I felt so bummed last night when I found out that I can't visit Seattle next week. Therefore when my neighbour told me that she and her friends were having a music practice session today, I asked if I could visit and sketch them. I thought doing a sketch would make me feel better, and I was right.

It was a flute, oboe, bassoon trio. Except for the flute, I don't think I've heard oboe and bassoon played so close to me. The music was beautiful, even though Karen, my neighbour, said they are just amateur musician.

I started with my Kuretake brush pen (with water-soluble ink) to warm up. That helped me get familiar with the gestures. Then another sketch was done with ink and watercolour.

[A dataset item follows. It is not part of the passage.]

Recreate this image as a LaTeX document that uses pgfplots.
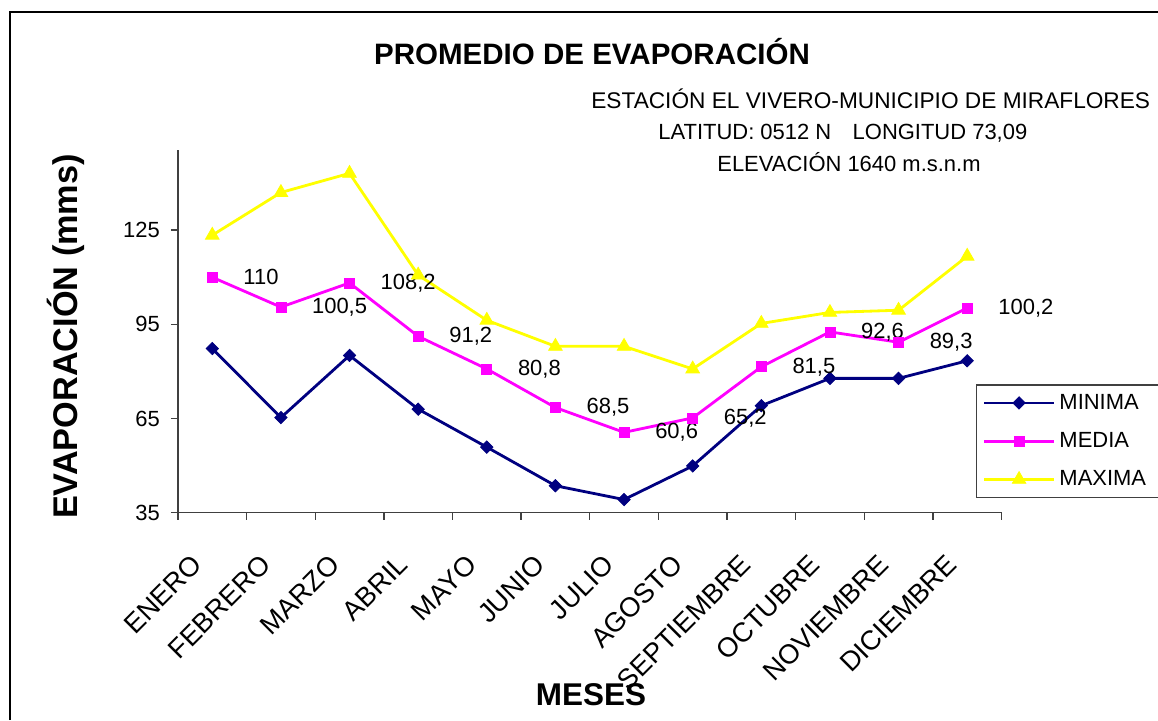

This might be the first time that I sketched people who knew that I was using them as models. Luckily we were all preoccupied by our task at hand so none of us felt too awkward. Well, at least I know I wasn't!

After I came home, I realised that urban sketching has changed me in some way. I have always been a shy person ever since I was a child. I remember as a child I could not answer questions from the owner of an eatery where I was buying dinner. I ended up taking something I didn't order home that evening. My sister always roamed around the street on her bike with the neighbours' children. I, on the other hand, would be watching them. Partly because I preferred to read, but also because I didn't know how to connect with strangers.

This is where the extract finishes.